As I said, it is along the same road, but seeing both sights in one day would be mindbending difficult as both places occupy masses of space. Not to mention the latter is situated atop a hill. The entrance fee is currently twenty rupees for Indian nationals and two hundred and fifty for foriners. That’s a big hike in price I know but if you are a foreigner get used to it.
In the heart of Aurangabad, you will find the Bibi-Qa Maqbara. That’s a bit of a mouthful, isn’t it? Known widely as the poor mans Taj it certainly bears a striking resemblance to the one we all know and love. If I am brutally honest, I enjoyed my visit here more than the actual Taj. The Agra hustle is exhausting on your soul, and you have to share your experience with oodles of other tourists. Here is a stress-free and intimate visit. Entry fee is now 25 rupees for Indian nationals and 300 for foreigners.

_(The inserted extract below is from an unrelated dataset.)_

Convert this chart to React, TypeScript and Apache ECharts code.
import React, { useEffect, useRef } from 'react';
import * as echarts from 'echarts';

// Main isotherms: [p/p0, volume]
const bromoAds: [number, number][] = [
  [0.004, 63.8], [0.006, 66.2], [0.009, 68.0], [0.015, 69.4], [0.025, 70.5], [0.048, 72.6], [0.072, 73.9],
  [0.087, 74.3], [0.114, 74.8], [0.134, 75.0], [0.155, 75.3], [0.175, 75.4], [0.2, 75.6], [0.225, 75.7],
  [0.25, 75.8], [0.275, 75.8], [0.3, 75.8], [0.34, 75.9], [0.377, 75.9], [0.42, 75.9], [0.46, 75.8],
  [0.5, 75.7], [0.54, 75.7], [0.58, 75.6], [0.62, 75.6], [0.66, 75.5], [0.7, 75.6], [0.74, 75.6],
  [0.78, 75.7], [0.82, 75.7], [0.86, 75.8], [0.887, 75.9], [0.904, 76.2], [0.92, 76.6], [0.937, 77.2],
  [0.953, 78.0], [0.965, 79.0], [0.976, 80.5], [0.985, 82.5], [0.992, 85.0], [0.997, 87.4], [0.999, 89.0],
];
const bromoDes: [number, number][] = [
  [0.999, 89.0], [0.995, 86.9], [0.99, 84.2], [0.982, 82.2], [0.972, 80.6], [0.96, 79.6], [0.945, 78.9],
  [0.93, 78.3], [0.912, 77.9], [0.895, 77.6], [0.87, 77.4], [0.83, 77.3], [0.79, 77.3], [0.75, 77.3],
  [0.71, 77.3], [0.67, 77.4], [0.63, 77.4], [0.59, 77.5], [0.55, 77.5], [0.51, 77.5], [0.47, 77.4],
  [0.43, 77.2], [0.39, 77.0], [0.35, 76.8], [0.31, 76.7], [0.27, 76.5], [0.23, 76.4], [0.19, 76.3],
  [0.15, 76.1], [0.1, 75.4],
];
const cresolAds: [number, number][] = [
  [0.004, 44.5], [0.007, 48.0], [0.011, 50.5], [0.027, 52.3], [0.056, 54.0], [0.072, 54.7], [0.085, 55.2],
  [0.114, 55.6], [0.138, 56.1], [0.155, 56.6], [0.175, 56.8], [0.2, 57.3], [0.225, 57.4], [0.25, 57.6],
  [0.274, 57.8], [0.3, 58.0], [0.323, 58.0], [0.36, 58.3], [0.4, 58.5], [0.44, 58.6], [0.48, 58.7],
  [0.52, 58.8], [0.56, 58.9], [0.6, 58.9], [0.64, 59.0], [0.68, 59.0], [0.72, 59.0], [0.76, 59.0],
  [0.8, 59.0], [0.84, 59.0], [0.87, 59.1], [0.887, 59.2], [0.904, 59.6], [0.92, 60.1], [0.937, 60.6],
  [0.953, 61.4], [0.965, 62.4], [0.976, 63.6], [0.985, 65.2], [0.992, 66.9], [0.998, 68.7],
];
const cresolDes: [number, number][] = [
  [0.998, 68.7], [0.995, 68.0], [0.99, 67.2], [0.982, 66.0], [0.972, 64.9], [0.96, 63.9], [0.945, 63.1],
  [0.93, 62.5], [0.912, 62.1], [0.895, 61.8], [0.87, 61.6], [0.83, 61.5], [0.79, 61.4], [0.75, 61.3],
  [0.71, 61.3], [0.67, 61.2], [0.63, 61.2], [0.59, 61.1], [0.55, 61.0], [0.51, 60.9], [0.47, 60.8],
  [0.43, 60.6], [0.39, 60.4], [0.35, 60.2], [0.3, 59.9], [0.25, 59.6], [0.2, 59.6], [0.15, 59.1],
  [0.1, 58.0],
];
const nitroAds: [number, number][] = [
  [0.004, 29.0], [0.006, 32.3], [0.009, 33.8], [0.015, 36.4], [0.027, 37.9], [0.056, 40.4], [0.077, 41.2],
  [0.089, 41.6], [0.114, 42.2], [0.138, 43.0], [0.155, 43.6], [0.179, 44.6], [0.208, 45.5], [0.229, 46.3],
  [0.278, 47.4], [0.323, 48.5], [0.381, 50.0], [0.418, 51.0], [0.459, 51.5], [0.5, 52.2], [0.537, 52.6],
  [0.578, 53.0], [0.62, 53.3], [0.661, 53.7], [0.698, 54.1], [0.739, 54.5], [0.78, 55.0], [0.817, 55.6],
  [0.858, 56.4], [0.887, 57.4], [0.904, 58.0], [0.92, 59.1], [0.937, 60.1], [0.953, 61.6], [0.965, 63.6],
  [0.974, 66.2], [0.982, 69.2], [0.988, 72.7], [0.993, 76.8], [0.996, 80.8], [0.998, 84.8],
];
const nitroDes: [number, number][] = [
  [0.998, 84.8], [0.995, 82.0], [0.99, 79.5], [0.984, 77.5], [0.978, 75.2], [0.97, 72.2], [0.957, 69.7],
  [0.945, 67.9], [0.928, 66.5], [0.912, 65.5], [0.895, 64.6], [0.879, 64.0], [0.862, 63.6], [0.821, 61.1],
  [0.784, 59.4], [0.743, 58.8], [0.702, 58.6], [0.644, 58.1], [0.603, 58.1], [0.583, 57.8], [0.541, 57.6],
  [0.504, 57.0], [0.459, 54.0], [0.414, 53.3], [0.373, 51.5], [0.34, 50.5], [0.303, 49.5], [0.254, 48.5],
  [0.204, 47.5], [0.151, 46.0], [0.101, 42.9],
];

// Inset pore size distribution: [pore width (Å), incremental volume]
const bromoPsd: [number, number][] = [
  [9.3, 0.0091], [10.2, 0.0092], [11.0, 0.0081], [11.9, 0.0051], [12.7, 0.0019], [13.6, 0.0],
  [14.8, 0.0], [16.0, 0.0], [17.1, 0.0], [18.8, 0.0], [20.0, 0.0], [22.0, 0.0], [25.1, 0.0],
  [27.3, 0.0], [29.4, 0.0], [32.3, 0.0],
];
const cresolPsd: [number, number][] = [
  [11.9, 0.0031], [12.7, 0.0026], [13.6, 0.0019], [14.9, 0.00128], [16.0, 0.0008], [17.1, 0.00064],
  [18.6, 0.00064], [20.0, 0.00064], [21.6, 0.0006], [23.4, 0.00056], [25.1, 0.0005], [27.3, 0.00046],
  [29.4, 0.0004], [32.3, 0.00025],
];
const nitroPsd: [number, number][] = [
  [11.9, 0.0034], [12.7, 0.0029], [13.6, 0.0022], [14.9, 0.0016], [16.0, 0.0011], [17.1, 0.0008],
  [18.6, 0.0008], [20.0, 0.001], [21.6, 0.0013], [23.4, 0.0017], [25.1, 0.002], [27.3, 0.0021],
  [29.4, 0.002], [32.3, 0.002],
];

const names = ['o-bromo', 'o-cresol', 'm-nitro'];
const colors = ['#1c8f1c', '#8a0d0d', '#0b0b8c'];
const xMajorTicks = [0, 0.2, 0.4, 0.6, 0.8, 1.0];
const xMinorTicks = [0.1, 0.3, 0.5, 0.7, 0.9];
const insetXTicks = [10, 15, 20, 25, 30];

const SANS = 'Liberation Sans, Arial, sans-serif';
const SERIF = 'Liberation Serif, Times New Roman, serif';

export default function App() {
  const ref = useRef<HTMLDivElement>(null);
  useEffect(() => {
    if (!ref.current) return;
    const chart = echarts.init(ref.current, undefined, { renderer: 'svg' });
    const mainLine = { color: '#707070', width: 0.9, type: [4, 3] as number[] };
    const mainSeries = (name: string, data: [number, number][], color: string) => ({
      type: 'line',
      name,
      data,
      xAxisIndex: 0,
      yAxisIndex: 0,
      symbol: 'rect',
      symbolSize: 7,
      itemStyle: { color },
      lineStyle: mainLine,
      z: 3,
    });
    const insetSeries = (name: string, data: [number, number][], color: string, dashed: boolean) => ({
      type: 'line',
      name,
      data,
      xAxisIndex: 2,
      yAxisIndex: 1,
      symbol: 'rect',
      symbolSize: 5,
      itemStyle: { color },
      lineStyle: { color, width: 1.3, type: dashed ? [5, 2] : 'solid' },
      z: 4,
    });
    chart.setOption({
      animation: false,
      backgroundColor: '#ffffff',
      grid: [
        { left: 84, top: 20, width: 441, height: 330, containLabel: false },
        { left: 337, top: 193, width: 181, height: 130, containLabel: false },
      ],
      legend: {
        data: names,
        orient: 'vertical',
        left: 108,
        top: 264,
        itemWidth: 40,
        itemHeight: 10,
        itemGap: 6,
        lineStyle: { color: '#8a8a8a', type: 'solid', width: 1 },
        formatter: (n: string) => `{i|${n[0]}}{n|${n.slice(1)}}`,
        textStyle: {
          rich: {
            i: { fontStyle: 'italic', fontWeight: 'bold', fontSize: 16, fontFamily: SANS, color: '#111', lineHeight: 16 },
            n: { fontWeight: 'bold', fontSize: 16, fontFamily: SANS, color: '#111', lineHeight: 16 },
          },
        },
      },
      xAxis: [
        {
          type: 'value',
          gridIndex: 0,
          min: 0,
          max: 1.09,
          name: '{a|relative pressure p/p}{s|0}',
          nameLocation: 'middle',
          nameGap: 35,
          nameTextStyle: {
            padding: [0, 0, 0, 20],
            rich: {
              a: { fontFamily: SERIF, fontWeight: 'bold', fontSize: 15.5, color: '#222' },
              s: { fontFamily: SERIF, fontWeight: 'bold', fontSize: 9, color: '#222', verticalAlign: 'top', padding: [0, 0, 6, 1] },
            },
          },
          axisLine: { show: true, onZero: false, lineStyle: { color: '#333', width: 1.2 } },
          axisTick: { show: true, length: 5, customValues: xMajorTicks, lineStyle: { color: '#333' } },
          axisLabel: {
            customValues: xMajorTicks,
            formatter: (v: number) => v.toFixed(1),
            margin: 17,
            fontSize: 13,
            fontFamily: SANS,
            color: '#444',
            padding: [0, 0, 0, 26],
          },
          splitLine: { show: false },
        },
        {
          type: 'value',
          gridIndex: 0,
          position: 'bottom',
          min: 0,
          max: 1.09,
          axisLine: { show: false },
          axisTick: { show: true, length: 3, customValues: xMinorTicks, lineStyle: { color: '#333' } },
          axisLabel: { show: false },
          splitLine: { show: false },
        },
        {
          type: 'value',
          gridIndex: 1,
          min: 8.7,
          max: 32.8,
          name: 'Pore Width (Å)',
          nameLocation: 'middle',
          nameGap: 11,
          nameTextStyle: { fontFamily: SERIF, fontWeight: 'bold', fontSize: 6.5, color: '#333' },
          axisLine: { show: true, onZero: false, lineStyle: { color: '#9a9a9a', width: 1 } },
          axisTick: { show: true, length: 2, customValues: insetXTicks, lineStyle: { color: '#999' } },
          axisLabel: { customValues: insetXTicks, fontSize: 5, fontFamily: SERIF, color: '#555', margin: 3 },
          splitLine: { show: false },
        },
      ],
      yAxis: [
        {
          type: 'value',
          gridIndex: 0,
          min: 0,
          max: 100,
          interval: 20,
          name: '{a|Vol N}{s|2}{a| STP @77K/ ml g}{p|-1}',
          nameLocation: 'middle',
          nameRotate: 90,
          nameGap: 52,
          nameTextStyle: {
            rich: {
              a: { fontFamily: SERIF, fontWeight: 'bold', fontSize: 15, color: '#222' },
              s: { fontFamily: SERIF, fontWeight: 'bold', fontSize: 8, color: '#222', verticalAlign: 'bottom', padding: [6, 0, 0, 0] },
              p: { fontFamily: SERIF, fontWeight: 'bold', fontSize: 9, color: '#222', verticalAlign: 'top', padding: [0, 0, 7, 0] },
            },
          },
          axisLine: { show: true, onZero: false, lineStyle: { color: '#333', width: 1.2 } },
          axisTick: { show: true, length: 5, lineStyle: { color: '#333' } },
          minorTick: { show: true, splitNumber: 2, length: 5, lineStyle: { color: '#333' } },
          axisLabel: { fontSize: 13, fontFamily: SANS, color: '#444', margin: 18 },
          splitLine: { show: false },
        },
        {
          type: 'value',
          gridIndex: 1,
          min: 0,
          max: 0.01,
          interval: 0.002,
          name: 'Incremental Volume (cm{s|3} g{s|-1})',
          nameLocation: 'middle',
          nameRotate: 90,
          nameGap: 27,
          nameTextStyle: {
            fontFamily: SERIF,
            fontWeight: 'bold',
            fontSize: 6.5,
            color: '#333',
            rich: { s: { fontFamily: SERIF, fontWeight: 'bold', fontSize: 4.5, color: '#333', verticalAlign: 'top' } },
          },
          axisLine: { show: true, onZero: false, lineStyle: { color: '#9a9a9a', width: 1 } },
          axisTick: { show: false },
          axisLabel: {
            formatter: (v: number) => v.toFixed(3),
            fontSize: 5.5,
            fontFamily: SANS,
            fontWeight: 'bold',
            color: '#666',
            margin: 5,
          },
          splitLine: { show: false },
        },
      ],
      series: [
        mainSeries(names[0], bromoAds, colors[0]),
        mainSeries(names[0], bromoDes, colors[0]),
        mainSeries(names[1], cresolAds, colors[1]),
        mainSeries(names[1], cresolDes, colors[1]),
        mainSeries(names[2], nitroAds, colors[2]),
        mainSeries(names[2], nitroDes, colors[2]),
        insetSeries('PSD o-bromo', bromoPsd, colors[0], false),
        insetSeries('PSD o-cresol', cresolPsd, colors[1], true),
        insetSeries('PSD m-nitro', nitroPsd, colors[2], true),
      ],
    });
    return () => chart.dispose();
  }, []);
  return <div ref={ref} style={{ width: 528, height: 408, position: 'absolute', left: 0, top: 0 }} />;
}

When it comes to sleeping in Aurangabad, I was more than happy with my choice and wholeheartedly recommended Hotel Panchavati. This slick and well-run operation comes with a big thumbs up from me. It has a delicious rooftop restaurant and is quite affordable for the state you are in. It is also within walking distance of the railway station.

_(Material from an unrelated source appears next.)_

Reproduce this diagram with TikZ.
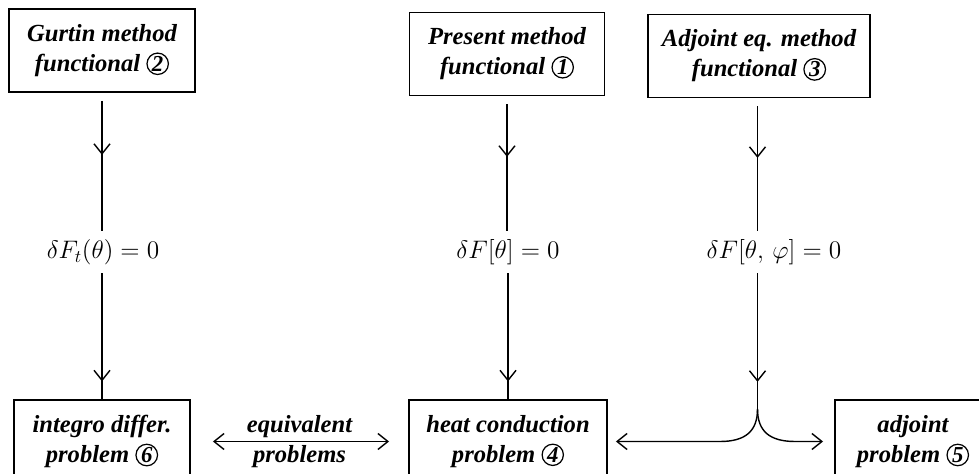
\documentclass[tikz,border=0pt]{standalone}
\usepackage{fontspec}
\setmainfont{Liberation Serif}
\usetikzlibrary{arrows.meta,decorations.markings}
\newcommand{\cnum}[1]{\tikz[baseline=(c.base)]\node[draw,circle,line width=0.7pt,inner sep=0.5pt,minimum size=0.36cm,font=\bfseries\itshape\fontsize{13}{13}\selectfont] (c) {#1};}
\tikzset{
  box/.style={draw,line width=1.1pt,minimum height=1.66cm,inner sep=0pt,align=center,font=\bfseries\itshape\fontsize{14}{17}\selectfont},
  cond/.style={minimum height=0.84cm,inner sep=0pt,font=\fontsize{14}{17}\selectfont},
  flow/.style={line width=0.8pt},
  barb/.style={flow,{Straight Barb[length=2mm,width=3.2mm]}-{Straight Barb[length=2mm,width=3.2mm]}},
  midarr/.style={flow,postaction={decorate},decoration={markings,mark=at position #1 with {\arrow{Straight Barb[length=2mm,width=3.2mm]}}}}
}
\begin{document}
\begin{tikzpicture}
\useasboundingbox (0,0) rectangle (19.58,9.48);
\clip (0,0) rectangle (19.58,9.48);
\node[box,minimum width=3.72cm] (gurtin) at (2.04,8.47) {Gurtin method\\functional \cnum{2}};
\node[box,minimum width=3.9cm] (present) at (10.14,8.40) {Present method\\functional \cnum{1}};
\node[box,minimum width=4.44cm] (adjfun) at (15.18,8.36) {Adjoint eq. method\\functional \cnum{3}};
\node[cond] (lg) at (2.06,4.44) {$\delta F_t(\theta)=0$};
\node[cond] (lp) at (10.16,4.44) {$\delta F[\theta]=0$};
\node[cond] (la) at (15.48,4.44) {$\delta F[\theta,\,\varphi]=0$};
\node[box,minimum width=3.52cm] (integro) at (2.04,0.65) {integro differ.\\problem \cnum{6}};
\node[box,minimum width=3.96cm] (heat) at (10.16,0.65) {heat conduction\\problem \cnum{4}};
\node[box,minimum width=3.12cm] (adjprob) at (18.26,0.65) {adjoint\\problem \cnum{5}};
\coordinate (fork) at (15.15,1.3);
\draw[midarr=0.45,shorten <=0.16cm] (gurtin) -- (gurtin |- lg.north);
\draw[midarr=0.45,shorten <=0.16cm] (present) -- (present |- lp.north);
\draw[midarr=0.45,shorten <=0.16cm] (adjfun.south -| fork) -- (fork |- la.north);
\draw[midarr=0.86] (lg.south -| integro) -- (integro);
\draw[midarr=0.86] (lp.south -| heat) -- (heat);
\draw[midarr=0.8] (fork |- la.south) -- (fork);
\draw[flow,-{Straight Barb[length=2mm,width=3.2mm]},shorten >=0.16cm] (fork) .. controls ([yshift=-0.45cm]fork) and ([xshift=-0.25cm]fork |- heat) .. ([xshift=-0.75cm]fork |- heat) -- (heat);
\draw[flow,-{Straight Barb[length=2mm,width=3.2mm]},shorten >=0.22cm] (fork) .. controls ([yshift=-0.45cm]fork) and ([xshift=0.25cm]fork |- adjprob) .. ([xshift=0.75cm]fork |- adjprob) -- (adjprob);
\draw[barb,shorten <=0.44cm,shorten >=0.38cm] (integro) -- (heat)
  node[midway,above,inner sep=2pt,font=\bfseries\itshape\fontsize{14}{17}\selectfont] {equivalent}
  node[midway,below,inner sep=2pt,font=\bfseries\itshape\fontsize{14}{17}\selectfont] {problems};
\end{tikzpicture}
\end{document}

However, the railway station is poorly connected as it is not on the mainline. There is a tourist window that means you won’t have to line up for hours and there are a few options, but trains get booked up quickly. Both private and public busses fan out in every direction. They are surely your best bet if you want to get to and from here as they are so frequent. Many busses run to Ellora and Dulatabad throughout the day, and I can’t see you having to wait long.
To find good food and by that, I mean local cuisine, head to training station road. You will find many highly recommended restaurants by the guidebooks. Curiously I found one of the best Chols Bhatoras I have ever had? Considering it is a North Indian dish, I found that odd.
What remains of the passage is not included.